Trascorso un anno, la situazione sembrò migliorare. I ribelli erano ormai allo stremo. Padre Cremonesi ebbe il permesso di tornare al suo villaggio (marzo 1952). La vita si riaccese. Ma sul finire dell’anno la situazione precipitò un’altra volta. “La guerra non è ancora finita – così scriveva alla cugina suora – I soldati ribelli che difendono il fronte sono dietro di me, così che, se capita un attacco, sono io il primo ad essere preso.” Il 7 febbraio 1953, i soldati governativi dopo uno scontro con i ribelli, in cui vennero sconfitti, dovettero battere in ritirata. Senza alcun preavviso fecero irruzione nel villaggio di Donoku, dove tutti gli abitanti erano in preda ad autentico terrore. I soldati erano convinti che gli abitanti del villaggio favorissero i ribelli. Padre Cremonesi intervenne, assicurando che tra di loro non c’erano ribelli. Persuasi dalle parole del missionario, i soldati si allontanarono.

Appena fuori dal villaggio, però, furono oggetto di una vera e propria un’imboscata. Ne nacque un altro scontro con i ribelli nel corso del quale alcuni soldati rimasero feriti. Ritornati sui loro passi, fuori di sé dalla rabbia, si precipitarono alla residenza del Padre, ancora fermo davanti alla scuola del villaggio con alcune persone, tra le quali il capo villaggio, un dirigente dell’Azione Cattolica il quale, forse per il suo abbigliamento, venne scambiato per un ribelle.

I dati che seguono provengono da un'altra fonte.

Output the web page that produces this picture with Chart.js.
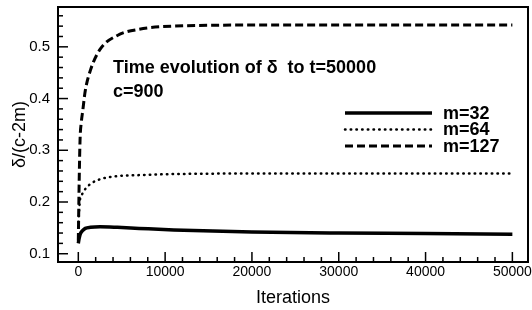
<!DOCTYPE html>
<html>
<head>
<meta charset="utf-8">
<script src="https://cdn.jsdelivr.net/npm/chart.js@4.4.0/dist/chart.umd.min.js"></script>
<style>
  html, body { margin: 0; padding: 0; background: #fff; }
  #wrap { width: 532px; height: 310px; }
</style>
</head>
<body>
<div id="wrap"><canvas id="myChart" width="532" height="310"></canvas></div>
<script>
// data
const iterations = [0, 100, 200, 350, 500, 800, 1400, 2500, 4500, 7000, 11000, 20000, 30000, 40000, 50000];
const m32  = [0.120, 0.130, 0.137, 0.142, 0.145, 0.149, 0.151, 0.152, 0.151, 0.149, 0.146, 0.142, 0.140, 0.139, 0.1375];
const m64  = [0.150, 0.185, 0.205, 0.212, 0.217, 0.225, 0.235, 0.244, 0.250, 0.252, 0.254, 0.255, 0.255, 0.255, 0.255];
const m127 = [0.125, 0.240, 0.320, 0.355, 0.375, 0.415, 0.455, 0.495, 0.522, 0.534, 0.540, 0.542, 0.542, 0.542, 0.542];
const seriesLabels = ["m=32", "m=64", "m=127"];
const xTicks = [0, 10000, 20000, 30000, 40000, 50000];
const yTicks = [0.1, 0.2, 0.3, 0.4, 0.5];
const noteLines = ["Time evolution of \u03b4  to t=50000", "c=900"];

const FONT = "'Liberation Sans', Arial, Helvetica, sans-serif";

function pts(vals) {
    return iterations.map((x, i) => ({ x: x, y: vals[i] }));
}

// inward ticks, frame, note text and legend
const decor = {
    id: "decor",
    afterDraw(chart) {
        const ctx = chart.ctx;
        const a = chart.chartArea;
        const xs = chart.scales.x, ys = chart.scales.y;
        ctx.save();
        ctx.strokeStyle = "#000";
        ctx.lineWidth = 1.5;
        // x ticks
        for (let v = 0; v <= 50000; v += 2000) {
            const px = xs.getPixelForValue(v);
            const len = v % 10000 === 0 ? 10 : 5;
            ctx.beginPath();
            ctx.moveTo(px, a.bottom);
            ctx.lineTo(px, a.bottom - len);
            ctx.stroke();
        }
        // y ticks
        for (let k = 5; k <= 28; k++) {
            const v = k * 0.02;
            if (v < ys.min || v > ys.max) continue;
            const py = ys.getPixelForValue(v);
            const len = k % 5 === 0 ? 10 : 5;
            ctx.beginPath();
            ctx.moveTo(a.left, py);
            ctx.lineTo(a.left + len, py);
            ctx.stroke();
        }
        // frame
        ctx.lineWidth = 2;
        ctx.strokeRect(a.left, a.top, a.right - a.left, a.bottom - a.top);

        // note
        ctx.fillStyle = "#000";
        ctx.font = "bold 18px " + FONT;
        ctx.textBaseline = "middle";
        ctx.textAlign = "left";
        ctx.fillText(noteLines[0], 113, 68);
        ctx.fillText(noteLines[1], 113, 92);

        // legend
        const rows = [113, 129.5, 146];
        chart.data.datasets.forEach((ds, i) => {
            ctx.save();
            ctx.lineWidth = ds.borderWidth;
            ctx.setLineDash(ds.borderDash || []);
            ctx.lineCap = ds.borderCapStyle || "butt";
            ctx.beginPath();
            ctx.moveTo(345, rows[i]);
            ctx.lineTo(432, rows[i]);
            ctx.stroke();
            ctx.restore();
            ctx.fillText(ds.label, 443, rows[i] + 1);
        });
        ctx.restore();
    }
};

const ctx = document.getElementById("myChart").getContext("2d");

const myChart = new Chart(ctx, {
    type: "line",
    data: {
        datasets: [
            {
                label: seriesLabels[0],
                data: pts(m32),
                borderColor: "#000",
                borderWidth: 3.5,
                pointRadius: 0,
                cubicInterpolationMode: "monotone",
            },
            {
                label: seriesLabels[1],
                data: pts(m64),
                borderColor: "#000",
                borderWidth: 2.5,
                borderDash: [0.5, 5.2],
                borderCapStyle: "round",
                pointRadius: 0,
                cubicInterpolationMode: "monotone",
            },
            {
                label: seriesLabels[2],
                data: pts(m127),
                borderColor: "#000",
                borderWidth: 3,
                borderDash: [8, 4],
                pointRadius: 0,
                cubicInterpolationMode: "monotone",
            },
        ],
    },
    options: {
        responsive: false,
        animation: false,
        layout: { padding: { top: 7, right: 4, left: 0, bottom: 0 } },
        plugins: {
            legend: { display: false },
            tooltip: { enabled: false },
        },
        scales: {
            x: {
                type: "linear",
                min: -2340,
                max: 51800,
                grid: { display: false, drawTicks: false },
                border: { display: false },
                afterBuildTicks: (s) => { s.ticks = xTicks.map(v => ({ value: v })); },
                afterFit: (s) => { s.height = 48; s.paddingLeft = 0; s.paddingRight = 0; },
                ticks: {
                    color: "#000",
                    padding: 2,
                    maxRotation: 0,
                    font: { family: FONT, size: 14 },
                    callback: (v) => String(v),
                },
                title: {
                    display: true,
                    text: "Iterations",
                    color: "#000",
                    font: { family: FONT, size: 18 },
                    padding: { top: 0, bottom: 1 },
                },
            },
            y: {
                type: "linear",
                min: 0.084,
                max: 0.577,
                grid: { display: false, drawTicks: false },
                border: { display: false },
                afterBuildTicks: (s) => { s.ticks = yTicks.map(v => ({ value: v })); },
                afterFit: (s) => { s.width = 58; s.paddingTop = 0; s.paddingBottom = 0; },
                ticks: {
                    color: "#000",
                    padding: 8,
                    font: { family: FONT, size: 15 },
                    callback: (v) => v.toFixed(1),
                },
                title: {
                    display: true,
                    text: "\u03b4/(c-2m)",
                    color: "#000",
                    font: { family: FONT, size: 18 },
                    padding: { top: 9, bottom: 0 },
                },
            },
        },
    },
    plugins: [decor],
});
</script>
</body>
</html>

I militari lo investirono subito con tanta furia che Padre Alfredo dovette intervenire in sua difesa. Stavolta però i soldati non vollero ascoltare ragioni. Accecati dall’ira, aprirono il fuoco. Investiti dalle raffiche di mitra, il capo villaggio e Padre Cremonesi si accasciarono a terra, gravemente feriti. Due bambine, dietro di loro, vennero colpite mortalmente. Mentre la gente scappava nella foresta, i soldati scatenarono la loro furia contro la casa del Padre e il convento che vennero incendiati. Entrati anche in chiesa, si misero a mitragliare tutto: statue, candelabri, suppellettili. Infine la incendiarono assieme alle case del villaggio.